## PROMPT:
Write out the entire listing below exactly as it appears, minus any pictures.

>> Begin

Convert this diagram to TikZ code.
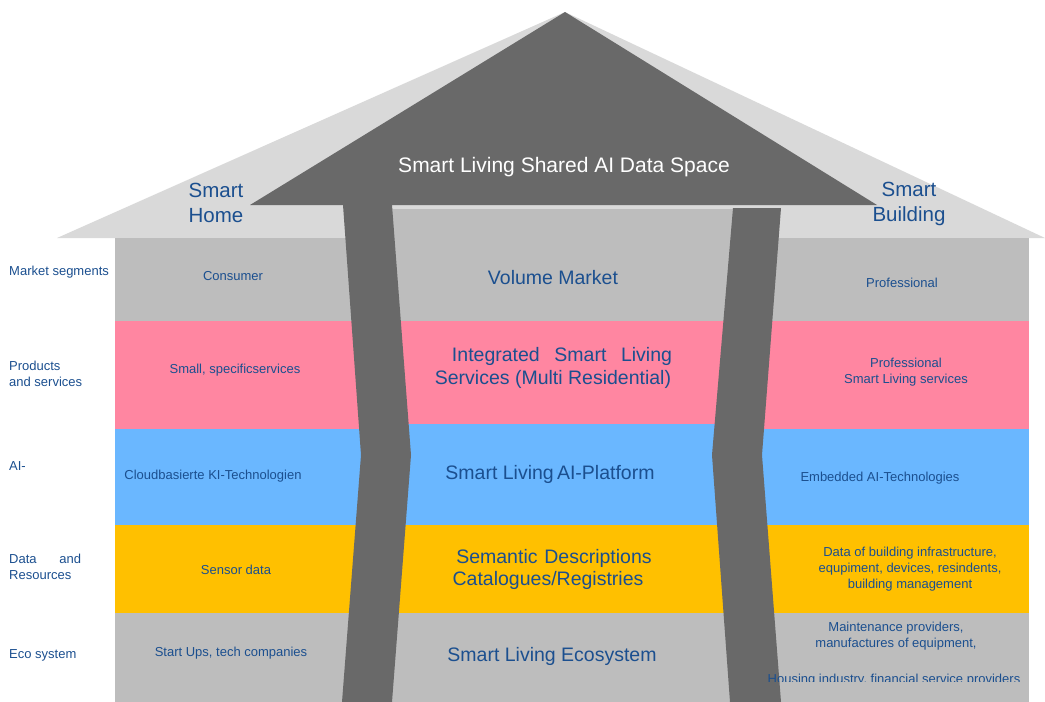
\documentclass[tikz,border=0pt]{standalone}
\usepackage{fontspec}
\setmainfont{Liberation Sans}
\definecolor{txtblue}{HTML}{1B4F8F}
\definecolor{roofl}{HTML}{D9D9D9}
\definecolor{darkg}{HTML}{696969}
\definecolor{bandgrey}{HTML}{BDBDBD}
\definecolor{bandpink}{HTML}{FF86A1}
\definecolor{bandblue}{HTML}{6AB7FF}
\definecolor{bandyel}{HTML}{FFC000}
\tikzset{
  small/.style={font=\fontsize{13}{16}\selectfont, text=txtblue, inner sep=0pt, align=center},
  lefttxt/.style={font=\fontsize{13}{15.5}\selectfont, text=txtblue, inner sep=0pt, align=left, anchor=west},
  mid/.style={font=\fontsize{19.5}{23}\selectfont, text=txtblue, inner sep=0pt, align=center},
  head/.style={font=\fontsize{20.5}{25}\selectfont, text=txtblue, inner sep=0pt, align=center},
  title/.style={font=\fontsize{21}{25}\selectfont, text=white, inner sep=0pt},
}
\begin{document}
\begin{tikzpicture}[x=1pt,y=-1pt]
\useasboundingbox (0,0) rectangle (1045,702);
% roof
\fill[roofl] (57,238) -- (565,12) -- (1045,238) -- cycle;
\fill[darkg] (250,205) -- (565,12) -- (877,205) -- cycle;
% bands
\fill[bandgrey] (115,238) rectangle (1029,321);
\fill[bandgrey] (392,209) rectangle (733,321);
\fill[bandpink] (115,321) rectangle (1029,429);
\fill[bandblue] (115,429) rectangle (1029,525);
\fill[bandblue] (395,424) rectangle (725,429);
\fill[bandyel] (115,525) rectangle (1029,613);
\fill[bandgrey] (115,613) rectangle (1029,702);
% shafts
\fill[darkg] (343,205) -- (392,205) -- (411,455) -- (392,702) -- (342,702) -- (361,455) -- cycle;
\fill[darkg] (733,208) -- (781,208) -- (762,455) -- (781,702) -- (730,702) -- (712,455) -- cycle;
% title texts
\node[title] (t) at (564,167) {Smart Living Shared AI Data Space};
\node[head] (sh) at (216,203) {Smart\\Home};
\node[head] (sb) at (909,204) {Smart\\Building};
% left labels
\node[lefttxt] (l1) at (9,272) {Market segments};
\node[lefttxt] (l2) at (9,374) {Products\\and services};
\node[lefttxt] (l3) at (9,466) {AI-};
\node[lefttxt] (l4) at (9,567) {Data\hspace{1.75em}and\\Resources};
\node[lefttxt] (l5) at (9,655) {Eco system};
% left column
\node[small] (c1) at (233,276) {Consumer};
\node[small] (c2) at (235,370) {Small, specificservices};
\node[small] (c3) at (213,476) {Cloudbasierte KI-Technologien};
\node[small] (c4) at (236,570) {Sensor data};
\node[small] (c5) at (231,653) {Start Ups, tech companies};
% center column
\node[mid] (m1) at (553,278) {Volume Market};
\node[mid] (m2a) at (562,356) {Integrated\hspace{0.75em}Smart\hspace{0.75em}Living};
\node[mid] (m2b) at (553,379) {Services (Multi Residential)};
\node[mid] (m3) at (550,474) {Smart Living\,AI-Platform};
\node[mid] (m4a) at (554,558) {Semantic\hspace{0.35em}Descriptions};
\node[mid] (m4b) at (548,580) {Catalogues/Registries};
\node[mid] (m5) at (552,656) {Smart Living Ecosystem};
% right column
\node[small] (r1) at (902,283) {Professional};
\node[small] (r2) at (906,372) {Professional\\Smart Living services};
\node[small] (r3) at (880,478) {Embedded AI-Technologies};
\node[small] (r4) at (910,569) {Data of building infrastructure,\\equpiment, devices, resindents,\\building management};
\node[small] (r5) at (896,636) {Maintenance providers,\\manufactures of equipment,};
\begin{scope}
\clip (700,600) rectangle (1045,681.5);
\node[small, anchor=base] (r6) at (894,683) {Housing industry, financial service providers};
\end{scope}
\end{tikzpicture}
\end{document}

>> End

## ANSWER IN FULL:
Convert this diagram to TikZ code.
\documentclass[tikz,border=0pt]{standalone}
\usepackage{fontspec}
\setmainfont{Liberation Sans}
\definecolor{txtblue}{HTML}{1B4F8F}
\definecolor{roofl}{HTML}{D9D9D9}
\definecolor{darkg}{HTML}{696969}
\definecolor{bandgrey}{HTML}{BDBDBD}
\definecolor{bandpink}{HTML}{FF86A1}
\definecolor{bandblue}{HTML}{6AB7FF}
\definecolor{bandyel}{HTML}{FFC000}
\tikzset{
  small/.style={font=\fontsize{13}{16}\selectfont, text=txtblue, inner sep=0pt, align=center},
  lefttxt/.style={font=\fontsize{13}{15.5}\selectfont, text=txtblue, inner sep=0pt, align=left, anchor=west},
  mid/.style={font=\fontsize{19.5}{23}\selectfont, text=txtblue, inner sep=0pt, align=center},
  head/.style={font=\fontsize{20.5}{25}\selectfont, text=txtblue, inner sep=0pt, align=center},
  title/.style={font=\fontsize{21}{25}\selectfont, text=white, inner sep=0pt},
}
\begin{document}
\begin{tikzpicture}[x=1pt,y=-1pt]
\useasboundingbox (0,0) rectangle (1045,702);
% roof
\fill[roofl] (57,238) -- (565,12) -- (1045,238) -- cycle;
\fill[darkg] (250,205) -- (565,12) -- (877,205) -- cycle;
% bands
\fill[bandgrey] (115,238) rectangle (1029,321);
\fill[bandgrey] (392,209) rectangle (733,321);
\fill[bandpink] (115,321) rectangle (1029,429);
\fill[bandblue] (115,429) rectangle (1029,525);
\fill[bandblue] (395,424) rectangle (725,429);
\fill[bandyel] (115,525) rectangle (1029,613);
\fill[bandgrey] (115,613) rectangle (1029,702);
% shafts
\fill[darkg] (343,205) -- (392,205) -- (411,455) -- (392,702) -- (342,702) -- (361,455) -- cycle;
\fill[darkg] (733,208) -- (781,208) -- (762,455) -- (781,702) -- (730,702) -- (712,455) -- cycle;
% title texts
\node[title] (t) at (564,167) {Smart Living Shared AI Data Space};
\node[head] (sh) at (216,203) {Smart\\Home};
\node[head] (sb) at (909,204) {Smart\\Building};
% left labels
\node[lefttxt] (l1) at (9,272) {Market segments};
\node[lefttxt] (l2) at (9,374) {Products\\and services};
\node[lefttxt] (l3) at (9,466) {AI-};
\node[lefttxt] (l4) at (9,567) {Data\hspace{1.75em}and\\Resources};
\node[lefttxt] (l5) at (9,655) {Eco system};
% left column
\node[small] (c1) at (233,276) {Consumer};
\node[small] (c2) at (235,370) {Small, specificservices};
\node[small] (c3) at (213,476) {Cloudbasierte KI-Technologien};
\node[small] (c4) at (236,570) {Sensor data};
\node[small] (c5) at (231,653) {Start Ups, tech companies};
% center column
\node[mid] (m1) at (553,278) {Volume Market};
\node[mid] (m2a) at (562,356) {Integrated\hspace{0.75em}Smart\hspace{0.75em}Living};
\node[mid] (m2b) at (553,379) {Services (Multi Residential)};
\node[mid] (m3) at (550,474) {Smart Living\,AI-Platform};
\node[mid] (m4a) at (554,558) {Semantic\hspace{0.35em}Descriptions};
\node[mid] (m4b) at (548,580) {Catalogues/Registries};
\node[mid] (m5) at (552,656) {Smart Living Ecosystem};
% right column
\node[small] (r1) at (902,283) {Professional};
\node[small] (r2) at (906,372) {Professional\\Smart Living services};
\node[small] (r3) at (880,478) {Embedded AI-Technologies};
\node[small] (r4) at (910,569) {Data of building infrastructure,\\equpiment, devices, resindents,\\building management};
\node[small] (r5) at (896,636) {Maintenance providers,\\manufactures of equipment,};
\begin{scope}
\clip (700,600) rectangle (1045,681.5);
\node[small, anchor=base] (r6) at (894,683) {Housing industry, financial service providers};
\end{scope}
\end{tikzpicture}
\end{document}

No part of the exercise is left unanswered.